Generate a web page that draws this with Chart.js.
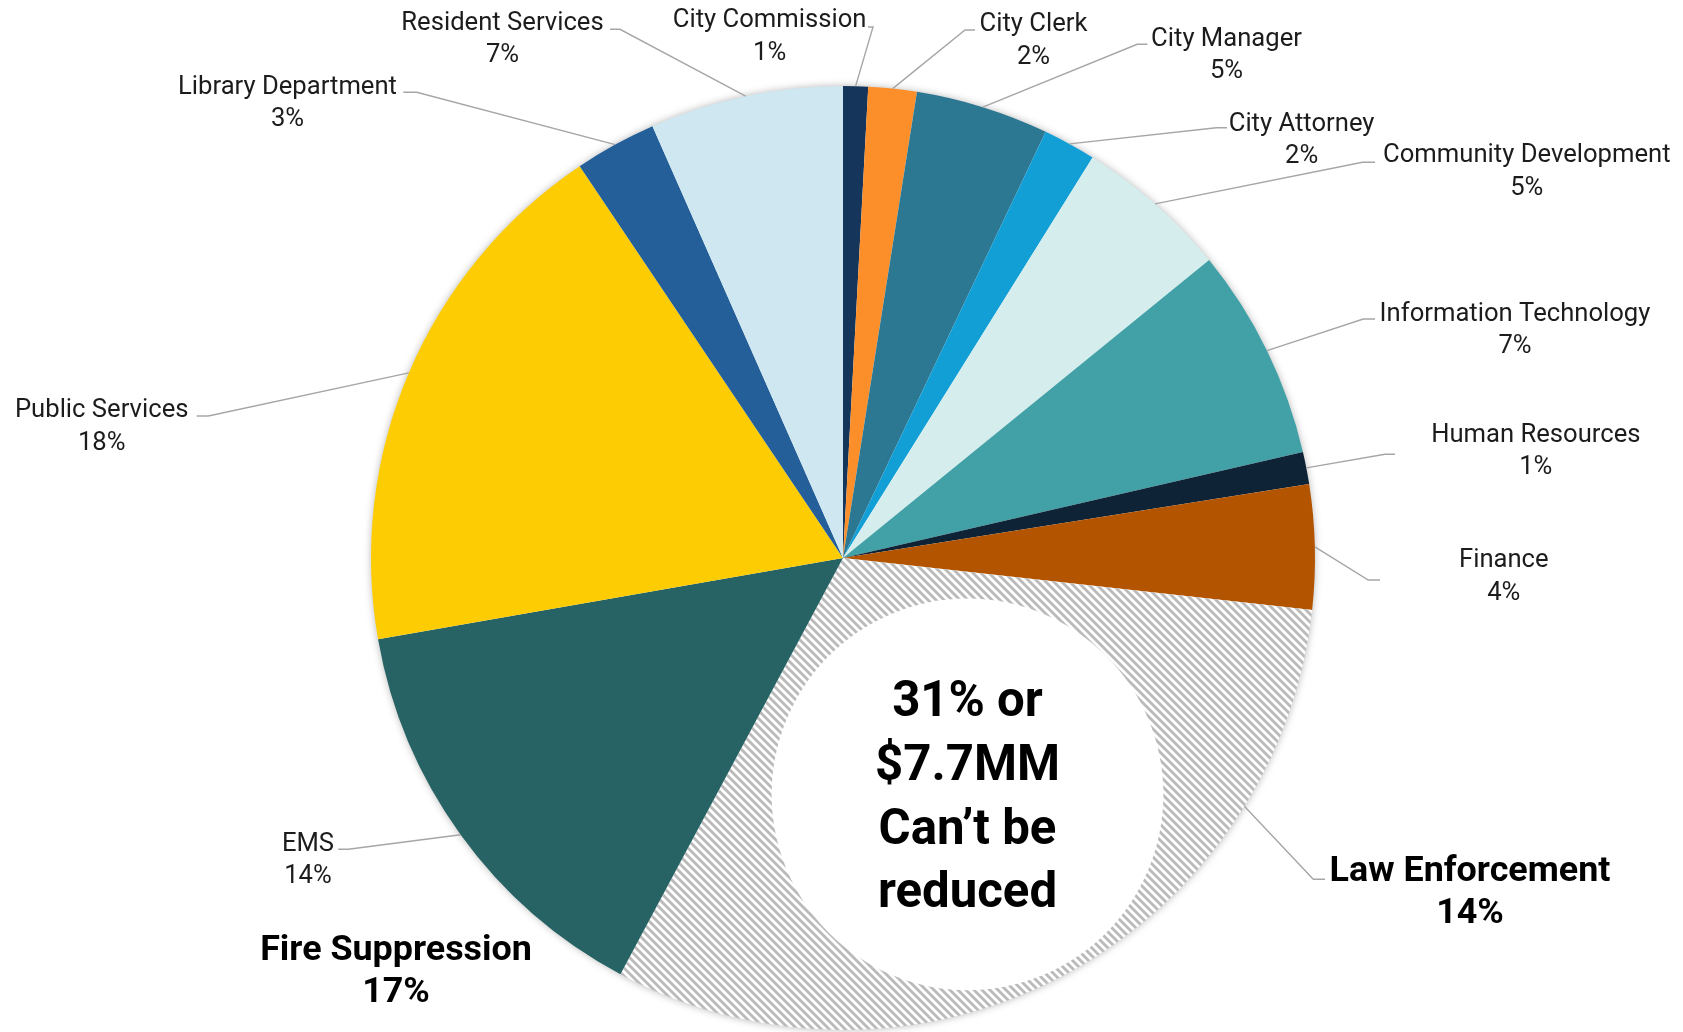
<!DOCTYPE html>
<html>
<head>
<meta charset="utf-8">
<title>General fund by department</title>
<script src="https://cdn.jsdelivr.net/npm/chart.js@4.4.0/dist/chart.umd.min.js"></script>
<style>
  html, body { margin: 0; padding: 0; background: #fff; }
  #wrap { width: 1683px; height: 1032px; position: relative; }
</style>
</head>
<body>
<div id="wrap"><canvas id="budget-pie"></canvas></div>
<script>
// departments, clockwise from 12 o'clock
const departments = [
  'City Commission', 'City Clerk', 'City Manager', 'City Attorney',
  'Community Development', 'Information Technology', 'Human Resources',
  'Finance', 'Law Enforcement', 'Fire Suppression', 'EMS',
  'Public Services', 'Library Department', 'Resident Services',
];
// share of budget (%)
const shares = [0.85, 1.65, 4.55, 1.8, 5.25, 7.25, 1.1, 4.25, 14.1, 16.9, 14.4, 18.3, 2.8, 6.6];
// the two slices that cannot be cut
const fixedCost = ['Law Enforcement', 'Fire Suppression'];
const calloutLines = ['31% or', '$7.7MM', 'Can\u2019t be', 'reduced'];

const sliceColors = [
  '#15365a', '#fd8f2a', '#2c7893', '#129fd6', '#d5eded', '#42a1a7', '#0e2335',
  '#b35400', null, null, '#276364', '#fdcc03', '#245f99', '#cfe7f0',
];

// label placement: text centre, leader end x, elbow x, leader y (null = no leader)
const labelLayout = [
  [769.6, 18.2, 868, 873, 27],
  [1033.5, 22.5, 975, 965, 30],
  [1226.5, 36.7, 1147.4, 1137.2, 44.3],
  [1301.6, 121.7, 1227, 1216.4, 127.7],
  [1526.8, 153.3, 1375, 1362.5, 162.3],
  [1515, 311.7, 1375, 1363.3, 319],
  [1535.8, 432.7, 1395, 1385, 454.3],
  [1503.8, 558.3, 1380, 1368.3, 580],
  [1470, 869.3, 1325, 1313.3, 879.3],
  [396, 948.3, null, null, null],
  [308, 841.7, 338.3, 348.3, 849.3],
  [101.7, 408.3, 196.7, 208.3, 416],
  [287.5, 85, 403.3, 416.7, 92.3],
  [502.5, 20.7, 610, 620, 29.3],
];

const FONT = 'Roboto, "Open Sans", sans-serif';

// grey diagonal hatch like Excel's wide downward diagonal
function makeHatch() {
  const p = 8;
  const c = document.createElement('canvas');
  c.width = p; c.height = p;
  const g = c.getContext('2d');
  g.fillStyle = '#fff';
  g.fillRect(0, 0, p, p);
  g.strokeStyle = '#bababa';
  g.lineWidth = 2.8;
  for (let k = -1; k <= 1; k++) {
    g.beginPath();
    g.moveTo(-1 + k * p, -1);
    g.lineTo(p + 1 + k * p, p + 1);
    g.stroke();
  }
  return g.createPattern(c, 'repeat');
}

const hatch = makeHatch();
const fills = departments.map((d, i) => fixedCost.includes(d) ? hatch : sliceColors[i]);
const total = shares.reduce((a, b) => a + b, 0);

function fitSize(ctx, text, weight, width) {
  ctx.font = `${weight} 100px ${FONT}`;
  return 100 * width / ctx.measureText(text).width;
}

const pieShadow = {
  id: 'pieShadow',
  beforeDatasetsDraw(chart) {
    const arc = chart.getDatasetMeta(0).data[0];
    if (!arc) return;
    const ctx = chart.ctx;
    ctx.save();
    ctx.shadowColor = 'rgba(0,0,0,0.35)';
    ctx.shadowBlur = 9;
    ctx.fillStyle = '#fff';
    ctx.beginPath();
    ctx.arc(arc.x, arc.y, arc.outerRadius - 1, 0, Math.PI * 2);
    ctx.fill();
    ctx.restore();
  },
};

const labels = {
  id: 'outsideLabels',
  afterDatasetsDraw(chart) {
    const ctx = chart.ctx;
    const arcs = chart.getDatasetMeta(0).data;
    const regular = fitSize(ctx, 'Information Technology', 400, 271);
    const bold = fitSize(ctx, 'Law Enforcement', 700, 281);
    const big = fitSize(ctx, '$7.7MM', 700, 185);

    // white disc with the note over the fixed-cost slices
    const a0 = arcs[departments.indexOf(fixedCost[0])];
    const a1 = arcs[departments.indexOf(fixedCost[1])];
    const mid = (a0.startAngle + a1.endAngle) / 2;
    const R = a0.outerRadius;
    const cx = a0.x + Math.cos(mid) * R * 0.566;
    const cy = a0.y + Math.sin(mid) * R * 0.566;
    ctx.save();
    ctx.fillStyle = '#fff';
    ctx.beginPath();
    ctx.arc(cx, cy, R * 0.415, 0, Math.PI * 2);
    ctx.fill();
    ctx.fillStyle = '#000';
    ctx.textAlign = 'center';
    ctx.textBaseline = 'middle';
    ctx.font = `700 ${big}px ${FONT}`;
    const step = 63.7;
    calloutLines.forEach((t, i) => {
      ctx.fillText(t, cx, cy + 5 + (i - (calloutLines.length - 1) / 2) * step);
    });
    ctx.restore();

    arcs.forEach((arc, i) => {
      const [tx, ty, endX, elbowX, ly] = labelLayout[i];
      const m = (arc.startAngle + arc.endAngle) / 2;
      const ex = arc.x + Math.cos(m) * arc.outerRadius;
      const ey = arc.y + Math.sin(m) * arc.outerRadius;
      ctx.save();
      if (endX !== null) {
        ctx.strokeStyle = '#a6a6a6';
        ctx.lineWidth = 1.4;
        ctx.beginPath();
        ctx.moveTo(ex, ey);
        ctx.lineTo(elbowX, ly);
        ctx.lineTo(endX, ly);
        ctx.stroke();
      }
      const isBold = fixedCost.includes(departments[i]);
      const size = isBold ? bold : regular;
      ctx.font = `${isBold ? 700 : 400} ${size}px ${FONT}`;
      ctx.fillStyle = isBold ? '#000' : '#1c1c1c';
      ctx.textAlign = 'center';
      ctx.textBaseline = 'middle';
      const y0 = ty + 2.5;
      ctx.fillText(departments[i], tx, y0);
      ctx.fillText(Math.round(shares[i] / total * 100) + '%', tx, y0 + (isBold ? 42 : 32.5));
      ctx.restore();
    });
  },
};

new Chart(document.getElementById('budget-pie'), {
  type: 'pie',
  data: {
    labels: departments,
    datasets: [{
      data: shares,
      backgroundColor: fills,
      borderWidth: 0,
    }],
  },
  options: {
    responsive: true,
    maintainAspectRatio: false,
    animation: false,
    layout: { padding: { top: 86, bottom: 2, left: 371, right: 368 } },
    plugins: {
      legend: { display: false },
      tooltip: { enabled: false },
    },
  },
  plugins: [pieShadow, labels],
});
</script>
</body>
</html>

(Directive)
Omitting all images, print the listing exactly.

(Exercise answer)
Generate a web page that draws this with Chart.js.
<!DOCTYPE html>
<html>
<head>
<meta charset="utf-8">
<title>General fund by department</title>
<script src="https://cdn.jsdelivr.net/npm/chart.js@4.4.0/dist/chart.umd.min.js"></script>
<style>
  html, body { margin: 0; padding: 0; background: #fff; }
  #wrap { width: 1683px; height: 1032px; position: relative; }
</style>
</head>
<body>
<div id="wrap"><canvas id="budget-pie"></canvas></div>
<script>
// departments, clockwise from 12 o'clock
const departments = [
  'City Commission', 'City Clerk', 'City Manager', 'City Attorney',
  'Community Development', 'Information Technology', 'Human Resources',
  'Finance', 'Law Enforcement', 'Fire Suppression', 'EMS',
  'Public Services', 'Library Department', 'Resident Services',
];
// share of budget (%)
const shares = [0.85, 1.65, 4.55, 1.8, 5.25, 7.25, 1.1, 4.25, 14.1, 16.9, 14.4, 18.3, 2.8, 6.6];
// the two slices that cannot be cut
const fixedCost = ['Law Enforcement', 'Fire Suppression'];
const calloutLines = ['31% or', '$7.7MM', 'Can\u2019t be', 'reduced'];

const sliceColors = [
  '#15365a', '#fd8f2a', '#2c7893', '#129fd6', '#d5eded', '#42a1a7', '#0e2335',
  '#b35400', null, null, '#276364', '#fdcc03', '#245f99', '#cfe7f0',
];

// label placement: text centre, leader end x, elbow x, leader y (null = no leader)
const labelLayout = [
  [769.6, 18.2, 868, 873, 27],
  [1033.5, 22.5, 975, 965, 30],
  [1226.5, 36.7, 1147.4, 1137.2, 44.3],
  [1301.6, 121.7, 1227, 1216.4, 127.7],
  [1526.8, 153.3, 1375, 1362.5, 162.3],
  [1515, 311.7, 1375, 1363.3, 319],
  [1535.8, 432.7, 1395, 1385, 454.3],
  [1503.8, 558.3, 1380, 1368.3, 580],
  [1470, 869.3, 1325, 1313.3, 879.3],
  [396, 948.3, null, null, null],
  [308, 841.7, 338.3, 348.3, 849.3],
  [101.7, 408.3, 196.7, 208.3, 416],
  [287.5, 85, 403.3, 416.7, 92.3],
  [502.5, 20.7, 610, 620, 29.3],
];

const FONT = 'Roboto, "Open Sans", sans-serif';

// grey diagonal hatch like Excel's wide downward diagonal
function makeHatch() {
  const p = 8;
  const c = document.createElement('canvas');
  c.width = p; c.height = p;
  const g = c.getContext('2d');
  g.fillStyle = '#fff';
  g.fillRect(0, 0, p, p);
  g.strokeStyle = '#bababa';
  g.lineWidth = 2.8;
  for (let k = -1; k <= 1; k++) {
    g.beginPath();
    g.moveTo(-1 + k * p, -1);
    g.lineTo(p + 1 + k * p, p + 1);
    g.stroke();
  }
  return g.createPattern(c, 'repeat');
}

const hatch = makeHatch();
const fills = departments.map((d, i) => fixedCost.includes(d) ? hatch : sliceColors[i]);
const total = shares.reduce((a, b) => a + b, 0);

function fitSize(ctx, text, weight, width) {
  ctx.font = `${weight} 100px ${FONT}`;
  return 100 * width / ctx.measureText(text).width;
}

const pieShadow = {
  id: 'pieShadow',
  beforeDatasetsDraw(chart) {
    const arc = chart.getDatasetMeta(0).data[0];
    if (!arc) return;
    const ctx = chart.ctx;
    ctx.save();
    ctx.shadowColor = 'rgba(0,0,0,0.35)';
    ctx.shadowBlur = 9;
    ctx.fillStyle = '#fff';
    ctx.beginPath();
    ctx.arc(arc.x, arc.y, arc.outerRadius - 1, 0, Math.PI * 2);
    ctx.fill();
    ctx.restore();
  },
};

const labels = {
  id: 'outsideLabels',
  afterDatasetsDraw(chart) {
    const ctx = chart.ctx;
    const arcs = chart.getDatasetMeta(0).data;
    const regular = fitSize(ctx, 'Information Technology', 400, 271);
    const bold = fitSize(ctx, 'Law Enforcement', 700, 281);
    const big = fitSize(ctx, '$7.7MM', 700, 185);

    // white disc with the note over the fixed-cost slices
    const a0 = arcs[departments.indexOf(fixedCost[0])];
    const a1 = arcs[departments.indexOf(fixedCost[1])];
    const mid = (a0.startAngle + a1.endAngle) / 2;
    const R = a0.outerRadius;
    const cx = a0.x + Math.cos(mid) * R * 0.566;
    const cy = a0.y + Math.sin(mid) * R * 0.566;
    ctx.save();
    ctx.fillStyle = '#fff';
    ctx.beginPath();
    ctx.arc(cx, cy, R * 0.415, 0, Math.PI * 2);
    ctx.fill();
    ctx.fillStyle = '#000';
    ctx.textAlign = 'center';
    ctx.textBaseline = 'middle';
    ctx.font = `700 ${big}px ${FONT}`;
    const step = 63.7;
    calloutLines.forEach((t, i) => {
      ctx.fillText(t, cx, cy + 5 + (i - (calloutLines.length - 1) / 2) * step);
    });
    ctx.restore();

    arcs.forEach((arc, i) => {
      const [tx, ty, endX, elbowX, ly] = labelLayout[i];
      const m = (arc.startAngle + arc.endAngle) / 2;
      const ex = arc.x + Math.cos(m) * arc.outerRadius;
      const ey = arc.y + Math.sin(m) * arc.outerRadius;
      ctx.save();
      if (endX !== null) {
        ctx.strokeStyle = '#a6a6a6';
        ctx.lineWidth = 1.4;
        ctx.beginPath();
        ctx.moveTo(ex, ey);
        ctx.lineTo(elbowX, ly);
        ctx.lineTo(endX, ly);
        ctx.stroke();
      }
      const isBold = fixedCost.includes(departments[i]);
      const size = isBold ? bold : regular;
      ctx.font = `${isBold ? 700 : 400} ${size}px ${FONT}`;
      ctx.fillStyle = isBold ? '#000' : '#1c1c1c';
      ctx.textAlign = 'center';
      ctx.textBaseline = 'middle';
      const y0 = ty + 2.5;
      ctx.fillText(departments[i], tx, y0);
      ctx.fillText(Math.round(shares[i] / total * 100) + '%', tx, y0 + (isBold ? 42 : 32.5));
      ctx.restore();
    });
  },
};

new Chart(document.getElementById('budget-pie'), {
  type: 'pie',
  data: {
    labels: departments,
    datasets: [{
      data: shares,
      backgroundColor: fills,
      borderWidth: 0,
    }],
  },
  options: {
    responsive: true,
    maintainAspectRatio: false,
    animation: false,
    layout: { padding: { top: 86, bottom: 2, left: 371, right: 368 } },
    plugins: {
      legend: { display: false },
      tooltip: { enabled: false },
    },
  },
  plugins: [pieShadow, labels],
});
</script>
</body>
</html>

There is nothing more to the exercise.